The design of the Pritchard Amps’ output stage then required a lot of extra circuitry to give this high-fi output stage the warmth, fat, body, and resilience of tubes – and then required still more circuitry to control its wattage while maintaining these characteristics. Hence the Watts Knob found on my amps.
When someone wanted to build a cheap solid state amp and use my emulators, we rapidly found that these emulators were just too expensive. And so, I started on an inexpensive version, and that began a parallel development of high-end and low-end amps. The high end amps were designed quite closely to existing tube amps and the low-end ones took some liberties. Well, the low end ones sounded better. Hmmmm? When my effort at getting funding failed, I decided to go forth with a compromise version that took the best of the high-line and low-cost amps.
Getting it right
Since I do not play, I had to ask for evaluations from many players; but since the language of sound is not standardized, the words can have many meanings. Consequently, players’ impressions often are translated to other senses, such as red versus white wine. One of the more baffling descriptions was the lack of dimension, i.e., ‘not 3D,’ or ‘too fast.’ And usually I never got a player to check out amps twice. I was dealing with an electronic enigma behind a linguistic mystery. Phil Zuckerman solved that problem by sticking with the program for a decade and more. Phil and I had to work to get past the language barrier to actually be able to discuss the character of the sound and what we might change.

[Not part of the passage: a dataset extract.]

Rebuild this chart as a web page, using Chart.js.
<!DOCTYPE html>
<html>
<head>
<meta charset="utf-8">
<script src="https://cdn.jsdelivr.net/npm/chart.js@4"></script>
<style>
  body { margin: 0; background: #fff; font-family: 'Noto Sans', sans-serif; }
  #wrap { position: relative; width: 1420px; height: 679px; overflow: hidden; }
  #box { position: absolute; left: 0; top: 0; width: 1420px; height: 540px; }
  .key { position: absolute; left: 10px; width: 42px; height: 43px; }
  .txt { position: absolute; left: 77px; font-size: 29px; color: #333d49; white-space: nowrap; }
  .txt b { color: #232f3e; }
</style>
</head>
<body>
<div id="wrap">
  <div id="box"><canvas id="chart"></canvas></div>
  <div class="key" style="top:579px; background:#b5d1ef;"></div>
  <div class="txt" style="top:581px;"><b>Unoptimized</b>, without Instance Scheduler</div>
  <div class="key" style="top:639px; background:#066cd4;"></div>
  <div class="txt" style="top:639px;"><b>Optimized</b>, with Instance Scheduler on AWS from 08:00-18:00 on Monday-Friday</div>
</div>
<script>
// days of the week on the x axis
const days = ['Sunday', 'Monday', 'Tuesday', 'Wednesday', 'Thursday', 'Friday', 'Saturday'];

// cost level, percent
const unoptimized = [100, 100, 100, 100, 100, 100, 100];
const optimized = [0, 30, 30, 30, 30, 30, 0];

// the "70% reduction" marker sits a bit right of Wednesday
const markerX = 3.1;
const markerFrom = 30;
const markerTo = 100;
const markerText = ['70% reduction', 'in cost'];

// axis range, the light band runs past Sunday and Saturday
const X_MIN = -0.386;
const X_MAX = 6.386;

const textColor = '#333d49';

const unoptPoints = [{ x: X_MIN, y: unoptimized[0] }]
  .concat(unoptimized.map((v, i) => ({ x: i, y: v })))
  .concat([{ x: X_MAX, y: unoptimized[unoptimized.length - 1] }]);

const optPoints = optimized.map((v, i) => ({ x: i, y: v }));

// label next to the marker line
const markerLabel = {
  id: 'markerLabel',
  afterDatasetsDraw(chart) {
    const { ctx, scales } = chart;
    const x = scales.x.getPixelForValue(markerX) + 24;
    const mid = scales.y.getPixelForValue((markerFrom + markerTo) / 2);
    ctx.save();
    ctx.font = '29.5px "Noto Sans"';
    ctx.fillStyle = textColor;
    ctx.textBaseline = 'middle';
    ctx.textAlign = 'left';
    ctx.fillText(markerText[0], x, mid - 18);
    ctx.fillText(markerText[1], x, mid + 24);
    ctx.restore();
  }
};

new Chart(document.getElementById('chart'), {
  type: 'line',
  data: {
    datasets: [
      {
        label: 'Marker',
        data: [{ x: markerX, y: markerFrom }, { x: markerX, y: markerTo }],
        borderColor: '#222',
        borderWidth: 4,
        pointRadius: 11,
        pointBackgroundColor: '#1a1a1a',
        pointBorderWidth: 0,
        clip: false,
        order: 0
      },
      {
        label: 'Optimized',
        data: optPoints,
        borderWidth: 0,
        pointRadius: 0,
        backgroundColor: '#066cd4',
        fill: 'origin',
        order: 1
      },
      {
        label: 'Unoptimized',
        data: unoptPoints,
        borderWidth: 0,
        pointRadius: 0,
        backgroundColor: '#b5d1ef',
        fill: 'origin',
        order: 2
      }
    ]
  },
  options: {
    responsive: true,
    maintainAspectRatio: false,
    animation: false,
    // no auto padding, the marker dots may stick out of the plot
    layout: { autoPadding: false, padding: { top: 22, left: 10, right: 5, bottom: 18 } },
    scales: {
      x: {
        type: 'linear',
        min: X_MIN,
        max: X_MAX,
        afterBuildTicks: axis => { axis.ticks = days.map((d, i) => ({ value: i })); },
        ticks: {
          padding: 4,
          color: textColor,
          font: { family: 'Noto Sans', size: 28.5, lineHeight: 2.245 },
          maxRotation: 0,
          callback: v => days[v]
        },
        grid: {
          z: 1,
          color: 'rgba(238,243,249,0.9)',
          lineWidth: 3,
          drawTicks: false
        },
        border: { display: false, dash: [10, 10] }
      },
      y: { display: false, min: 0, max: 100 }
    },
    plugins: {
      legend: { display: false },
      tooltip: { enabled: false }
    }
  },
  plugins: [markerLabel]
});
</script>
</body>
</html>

And so, in working with Phil, I would translate a tube effect to solid state with an exaggeration so that it would be heard – then I cut it back until it sounded good. The result is an amp that has been optimized without regard to the limitations of tubes, which is possible because solid state has to have extra circuitry to create the tube sound – circuitry that is separately tweak-able from gain, etc. That really created the change from Deja Vu Audio to Pritchard Amps, largely at the suggestion of Paul Bechtold, a writer for Vintage Guitar.